**PROVIDED ENTRIES:**
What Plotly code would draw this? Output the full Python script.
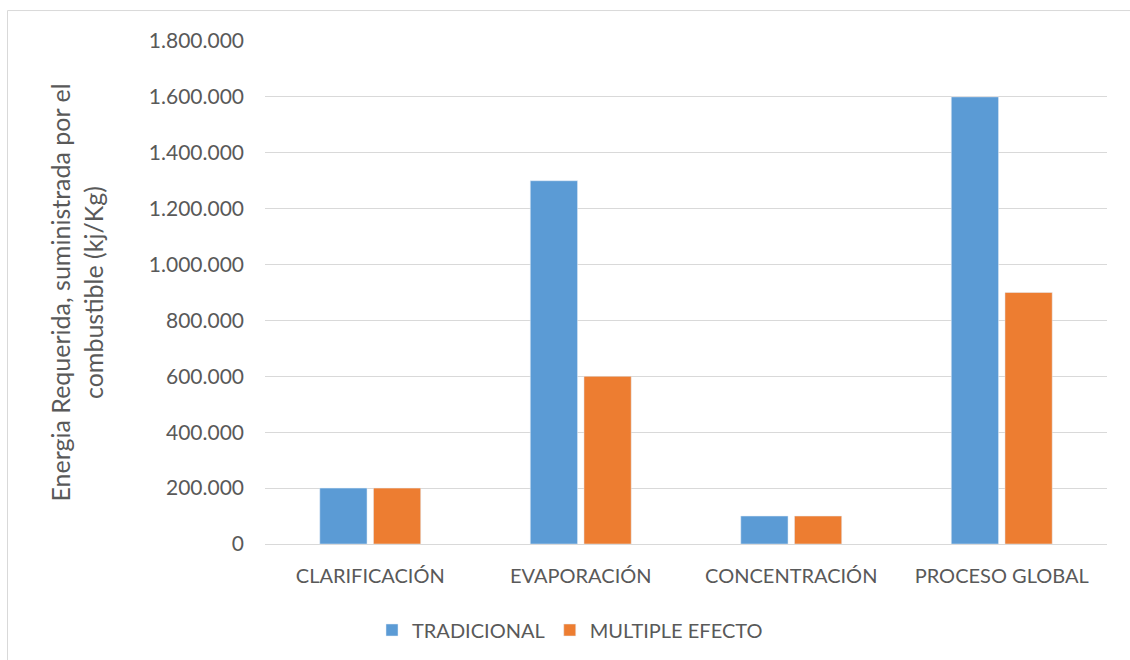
import plotly.graph_objects as go

categories = ["CLARIFICACIÓN", "EVAPORACIÓN", "CONCENTRACIÓN", "PROCESO GLOBAL"]
tradicional = [200000, 1300000, 100000, 1600000]
multiple_efecto = [200000, 600000, 100000, 900000]
y_ticks = [0, 200000, 400000, 600000, 800000, 1000000, 1200000, 1400000, 1600000, 1800000]

W, H = 1130, 660
L, R, T, B = 265, 23, 41, 115
pw, ph = W - L - R, H - T - B

def px_x(px):
    return (px - L) / pw

def px_y(py):
    return (H - B - py) / ph

FONT = "Lato, 'Open Sans', sans-serif"
GRAY = "#595959"

fig = go.Figure()
fig.add_trace(go.Bar(name="TRADICIONAL", x=categories, y=tradicional, marker_color="#5B9BD5"))
fig.add_trace(go.Bar(name="MULTIPLE EFECTO", x=categories, y=multiple_efecto, marker_color="#ED7D31"))

fig.update_layout(
    width=W, height=H,
    margin=dict(l=L, r=R, t=T, b=B),
    paper_bgcolor="white", plot_bgcolor="white",
    barmode="group", bargap=0.49, bargroupgap=0.12,
    separators=",.",
    font=dict(family=FONT, size=20, color=GRAY),
    showlegend=True,
    legend=dict(orientation="h", x=px_x(570), xanchor="center", y=px_y(630), yanchor="middle",
                font=dict(size=20, color=GRAY), itemwidth=30, traceorder="normal"),
    xaxis=dict(showgrid=False, showline=True, linecolor="#d9d9d9", linewidth=1,
               tickfont=dict(size=20, color=GRAY), ticks="", ticklabelstandoff=14),
    yaxis=dict(range=[0, 1800000], tickvals=y_ticks, tickformat=",d", showgrid=True,
               gridcolor="#d9d9d9", gridwidth=1, zeroline=False, showline=False,
               tickfont=dict(size=21, color=GRAY), ticks="", ticklabelstandoff=20,
               title=dict(text="Energia Requerida, suministrada por el<br>combustible (kj/Kg)",
                          font=dict(size=25, color=GRAY), standoff=38)),
    shapes=[dict(type="rect", xref="paper", yref="paper",
                 x0=px_x(7.5), x1=px_x(1140), y0=px_y(680), y1=px_y(10.5),
                 line=dict(color="#d9d9d9", width=1), layer="below")],
)

fig.write_html("out.html")
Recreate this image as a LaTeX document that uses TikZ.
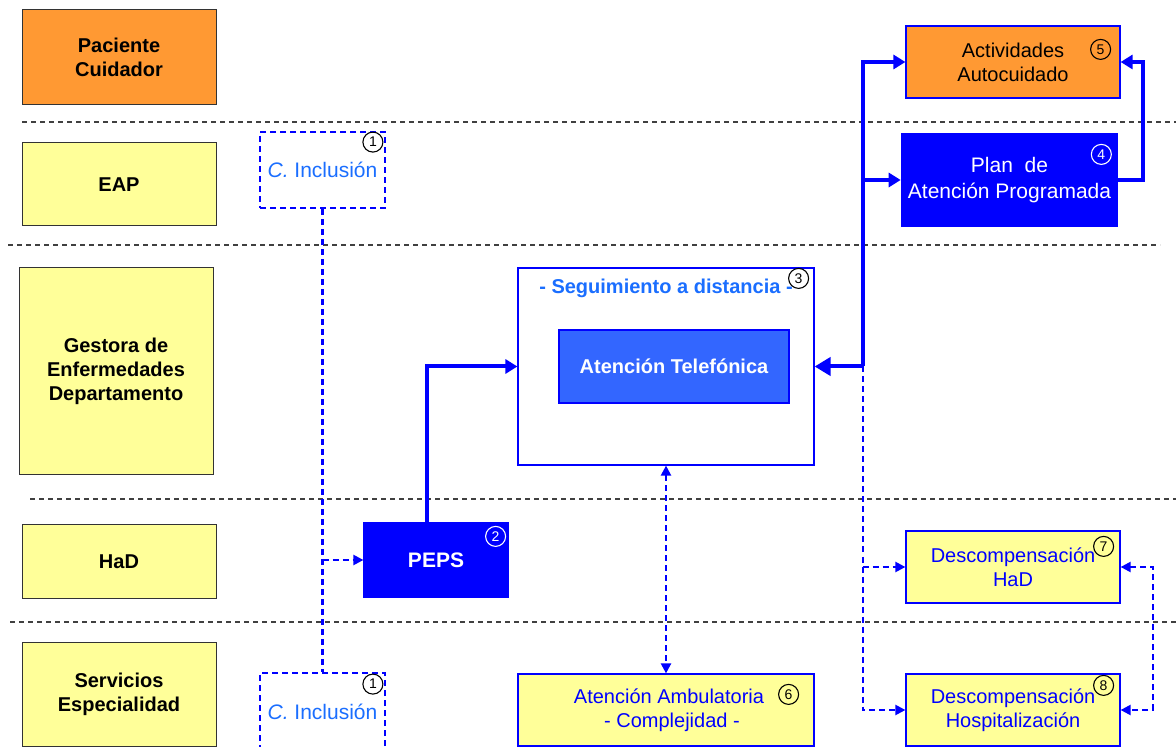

**WRITTEN PROBLEM:** Retype every entry verbatim and exclude the pictures from the copy.

**RESULT FOR THIS TASK:**
What Plotly code would draw this? Output the full Python script.
import plotly.graph_objects as go

categories = ["CLARIFICACIÓN", "EVAPORACIÓN", "CONCENTRACIÓN", "PROCESO GLOBAL"]
tradicional = [200000, 1300000, 100000, 1600000]
multiple_efecto = [200000, 600000, 100000, 900000]
y_ticks = [0, 200000, 400000, 600000, 800000, 1000000, 1200000, 1400000, 1600000, 1800000]

W, H = 1130, 660
L, R, T, B = 265, 23, 41, 115
pw, ph = W - L - R, H - T - B

def px_x(px):
    return (px - L) / pw

def px_y(py):
    return (H - B - py) / ph

FONT = "Lato, 'Open Sans', sans-serif"
GRAY = "#595959"

fig = go.Figure()
fig.add_trace(go.Bar(name="TRADICIONAL", x=categories, y=tradicional, marker_color="#5B9BD5"))
fig.add_trace(go.Bar(name="MULTIPLE EFECTO", x=categories, y=multiple_efecto, marker_color="#ED7D31"))

fig.update_layout(
    width=W, height=H,
    margin=dict(l=L, r=R, t=T, b=B),
    paper_bgcolor="white", plot_bgcolor="white",
    barmode="group", bargap=0.49, bargroupgap=0.12,
    separators=",.",
    font=dict(family=FONT, size=20, color=GRAY),
    showlegend=True,
    legend=dict(orientation="h", x=px_x(570), xanchor="center", y=px_y(630), yanchor="middle",
                font=dict(size=20, color=GRAY), itemwidth=30, traceorder="normal"),
    xaxis=dict(showgrid=False, showline=True, linecolor="#d9d9d9", linewidth=1,
               tickfont=dict(size=20, color=GRAY), ticks="", ticklabelstandoff=14),
    yaxis=dict(range=[0, 1800000], tickvals=y_ticks, tickformat=",d", showgrid=True,
               gridcolor="#d9d9d9", gridwidth=1, zeroline=False, showline=False,
               tickfont=dict(size=21, color=GRAY), ticks="", ticklabelstandoff=20,
               title=dict(text="Energia Requerida, suministrada por el<br>combustible (kj/Kg)",
                          font=dict(size=25, color=GRAY), standoff=38)),
    shapes=[dict(type="rect", xref="paper", yref="paper",
                 x0=px_x(7.5), x1=px_x(1140), y0=px_y(680), y1=px_y(10.5),
                 line=dict(color="#d9d9d9", width=1), layer="below")],
)

fig.write_html("out.html")
Recreate this image as a LaTeX document that uses TikZ.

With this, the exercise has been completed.